There are significant financial interests at stake. Within the industry, the CFMEU functions as a significant corporate player in its own right.

 

CFMEU members have their retirement investment payments automatically funnelled into the CBUS superannuation fund, currently worth $16 billion. CFMEU national secretary Dave Noonan, as well as Australian Council of Trade Unions president Ged Kearney, sit on the CBUS board of directors, alongside executives from the Master Builders Association and various construction companies. Among the fund’s major investments are construction projects underway in Melbourne, including the new headquarters for mining giant BHP Billiton.

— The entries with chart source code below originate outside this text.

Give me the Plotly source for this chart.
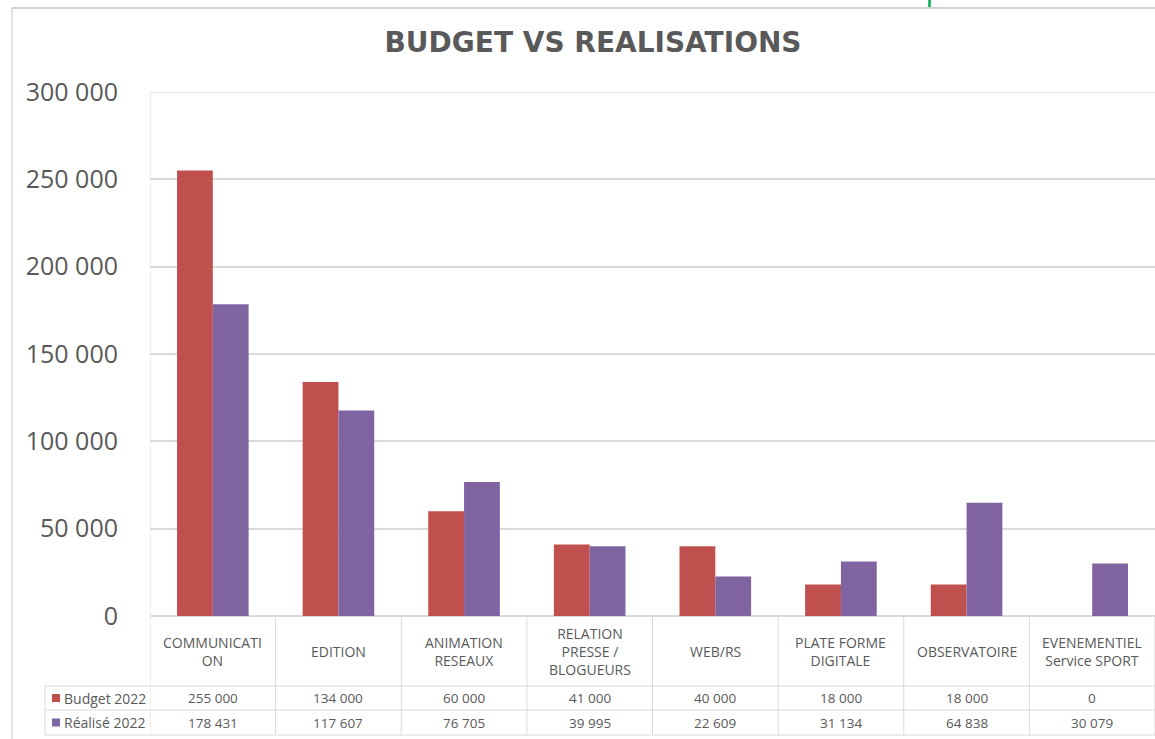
import plotly.graph_objects as go

# ---- data ----
categories = ["COMMUNICATION", "EDITION", "ANIMATION RESEAUX", "RELATION PRESSE / BLOGUEURS",
              "WEB/RS", "PLATE FORME DIGITALE", "OBSERVATOIRE", "EVENEMENTIEL Service SPORT"]
category_labels = ["COMMUNICATI<br>ON", "EDITION", "ANIMATION<br>RESEAUX", "RELATION<br>PRESSE /<br>BLOGUEURS",
                   "WEB/RS", "PLATE FORME<br>DIGITALE", "OBSERVATOIRE", "EVENEMENTIEL<br>Service SPORT"]
budget_2022 = [255000, 134000, 60000, 41000, 40000, 18000, 18000, 0]
realise_2022 = [178431, 117607, 76705, 39995, 22609, 31134, 64838, 30079]
series_names = ["Budget 2022", "Réalisé 2022"]
y_ticks = [0, 50000, 100000, 150000, 200000, 250000, 300000]

RED = "#C0504D"
PURPLE = "#8064A2"
GRID = "#D9D9D9"
TXT = "#595959"
FONT = "Open Sans"

W, H = 1155, 739
L, R, T, B = 150, 0, 92, 123
PW = W - L - R
PH = H - T - B


def px_x(px):
    return (px - L) / PW


def px_y(py):
    return (H - B - py) / PH


def fmt(v):
    return f"{v:,}".replace(",", " ")


fig = go.Figure()
fig.add_trace(go.Bar(x=categories, y=budget_2022, name=series_names[0], marker_color=RED,
                     marker_line_width=0))
fig.add_trace(go.Bar(x=categories, y=realise_2022, name=series_names[1], marker_color=PURPLE,
                     marker_line_width=0))

shapes = []
annotations = []

# table geometry (pixel rows)
row_cat_bottom = 686
row1_bottom = 710
row2_bottom = 735
table_left = 45

# top gridline
shapes.append(dict(type="line", xref="paper", yref="y", x0=0, x1=1, y0=y_ticks[-1], y1=y_ticks[-1],
                   line=dict(color=GRID, width=1.5)))

# horizontal table lines
for py in (row_cat_bottom, row1_bottom, row2_bottom):
    shapes.append(dict(type="line", xref="paper", yref="paper", x0=px_x(table_left), x1=1,
                       y0=px_y(py), y1=px_y(py), line=dict(color=GRID, width=1)))
# vertical lines at category boundaries
n = len(categories)
for i in range(n + 1):
    shapes.append(dict(type="line", xref="x", yref="paper", x0=i - 0.5, x1=i - 0.5,
                       y0=0 if i > 0 else 1, y1=px_y(row2_bottom), line=dict(color=GRID, width=1)))
shapes.append(dict(type="line", xref="paper", yref="paper", x0=px_x(table_left), x1=px_x(table_left),
                   y0=px_y(row_cat_bottom), y1=px_y(row2_bottom), line=dict(color=GRID, width=1)))

# chart outer border (top and left) and selection mark
shapes.append(dict(type="line", xref="paper", yref="paper", x0=px_x(12), x1=1.01,
                   y0=px_y(8), y1=px_y(8), line=dict(color="#D0D0D0", width=2)))
shapes.append(dict(type="line", xref="paper", yref="paper", x0=px_x(12), x1=px_x(12),
                   y0=px_y(8), y1=px_y(745), line=dict(color="#D9D9D9", width=1.5)))
shapes.append(dict(type="line", xref="paper", yref="paper", x0=px_x(929.5), x1=px_x(929.5),
                   y0=px_y(0), y1=px_y(7), line=dict(color="#00B050", width=2.5)))

# category labels and values
for i, cat in enumerate(categories):
    annotations.append(dict(x=cat, xref="x", y=px_y((616 + row_cat_bottom) / 2), yref="paper",
                            text=category_labels[i], showarrow=False, yanchor="middle",
                            font=dict(family=FONT, size=14, color=TXT), align="center"))
    annotations.append(dict(x=cat, xref="x", y=px_y((row_cat_bottom + row1_bottom) / 2), yref="paper",
                            text=fmt(budget_2022[i]), showarrow=False, yanchor="middle",
                            font=dict(family=FONT, size=13.5, color=TXT)))
    annotations.append(dict(x=cat, xref="x", y=px_y((row1_bottom + row2_bottom) / 2), yref="paper",
                            text=fmt(realise_2022[i]), showarrow=False, yanchor="middle",
                            font=dict(family=FONT, size=13.5, color=TXT)))

# legend keys in table
for name, col, (a, b) in zip(series_names, [RED, PURPLE],
                             [(row_cat_bottom, row1_bottom), (row1_bottom, row2_bottom)]):
    cy = (a + b) / 2
    shapes.append(dict(type="rect", xref="paper", yref="paper", x0=px_x(52), x1=px_x(60),
                       y0=px_y(cy - 4), y1=px_y(cy + 4), fillcolor=col, line=dict(width=0)))
    annotations.append(dict(x=px_x(62), xref="paper", y=px_y(cy), yref="paper",
                            text=name, showarrow=False,
                            xanchor="left", yanchor="middle",
                            font=dict(family=FONT, size=14, color=TXT)))

fig.update_layout(
    width=W, height=H,
    margin=dict(l=L, r=R, t=T, b=B),
    paper_bgcolor="white", plot_bgcolor="white",
    title=dict(text="<b>BUDGET VS REALISATIONS</b>", x=593 / W, xanchor="center",
               y=1 - 42 / H, yanchor="middle", font=dict(family="DejaVu Sans", size=28, color=TXT)),
    barmode="group", bargap=0.43, bargroupgap=0,
    showlegend=False,
    separators=", ",
    shapes=shapes,
    annotations=annotations,
    xaxis=dict(range=[-0.5, n - 0.5], showticklabels=False, showgrid=False, zeroline=False,
               ticks="", showline=False),
    yaxis=dict(range=[0, 300000], tickvals=y_ticks, ticktext=[fmt(v) for v in y_ticks],
               showgrid=True, gridcolor=GRID, gridwidth=1.5, zeroline=True, zerolinecolor=GRID,
               zerolinewidth=1.5, showline=False, ticks="", ticklabelstandoff=31,
               tickfont=dict(family=FONT, size=25, color=TXT)),
)

fig.write_html("out.html")
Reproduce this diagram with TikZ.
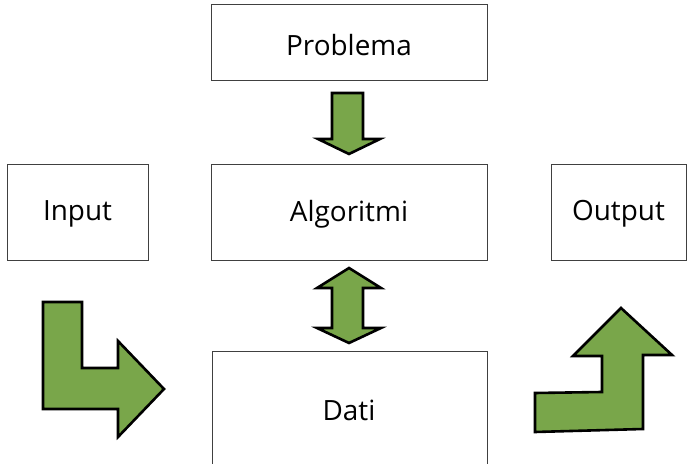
\documentclass[tikz,border=0pt]{standalone}
\usepackage{fontspec}
\setmainfont{Open Sans}
\begin{document}
\begin{tikzpicture}[x=1bp,y=-1bp,
  box/.style={draw=black!75,line width=1bp,fill=white},
  label/.style={font=\fontsize{28}{31}\selectfont,text=black},
  blockarrow/.style={draw=black,line width=2.6bp,fill=arrowgreen,line join=miter}]
\definecolor{arrowgreen}{HTML}{79A64A}
\useasboundingbox (0,0) rectangle (687,464);

% boxes
\draw[box] (211,5) rectangle (487,81);
\draw[box] (7,165) rectangle (148,261);
\draw[box] (211,165) rectangle (487,261);
\draw[box] (551,165) rectangle (686,261);
\draw[box] (212,351) -- (487,351) -- (487,470) (212,351) -- (212,470);

% labels
\node[label] (problema) at (349,45) {Problema};
\node[label] (input) at (77.5,214) {Input};
\node[label] (algoritmi) at (349,214) {Algoritmi};
\node[label] (output) at (618.5,214) {Output};
\node[label] (dati) at (349,410) {Dati};

% down arrow from Problema to Algoritmi
\draw[blockarrow] (332,93) -- (363,93) -- (363,139) -- (380,139) -- (349,154)
  -- (318,139) -- (332,139) -- cycle;

% two-way arrow between Algoritmi and Dati
\draw[blockarrow] (349,268) -- (381,288) -- (363,288) -- (363,328) -- (381,328)
  -- (349,343) -- (317,328) -- (332,328) -- (332,288) -- (317,288) -- cycle;

% bent arrow from Input into Dati
\draw[blockarrow] (43,302) -- (82,302) -- (82,368) -- (118,368) -- (118,341)
  -- (164,389) -- (118,437) -- (118,409) -- (43,409) -- cycle;

% bent arrow from Dati up to Output
\draw[blockarrow] (535,432) -- (535,393) -- (602,392) -- (602,356) -- (573,356)
  -- (621,308) -- (672,355) -- (643,355) -- (643,429) -- cycle;
\end{tikzpicture}
\end{document}
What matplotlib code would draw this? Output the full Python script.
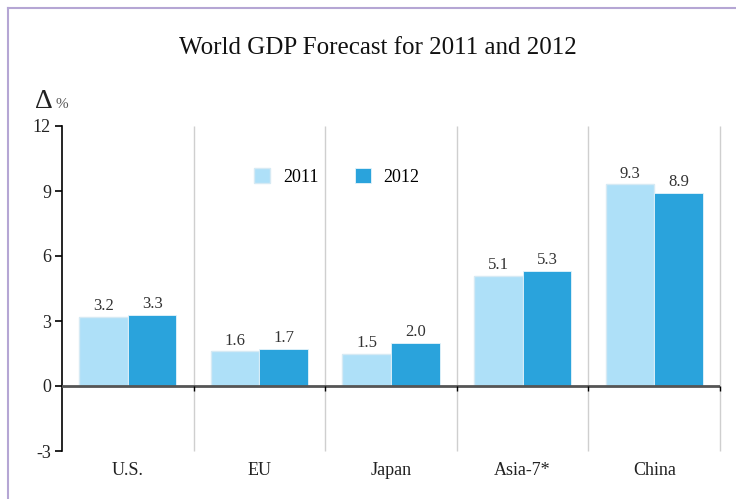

The CBUS Property web site boasts that its links to the construction unions provide a “unique relationship with the men and women working on our development projects and managed investments.”

 

The trade unions, in Australia and internationally, long ago abandoned their previous role of seeking to extract limited concessions for their members from employers and governments. They have sought to maintain their position by acting on behalf of the corporations, regulating and managing the industrial relations system against the interests of workers. This means that construction workers can take forward their struggle against the ruling elite’s drive to cut wages and undermine conditions only though a fight against the CFMEU bureaucracy, as well as the federal Labor and state Liberal governments.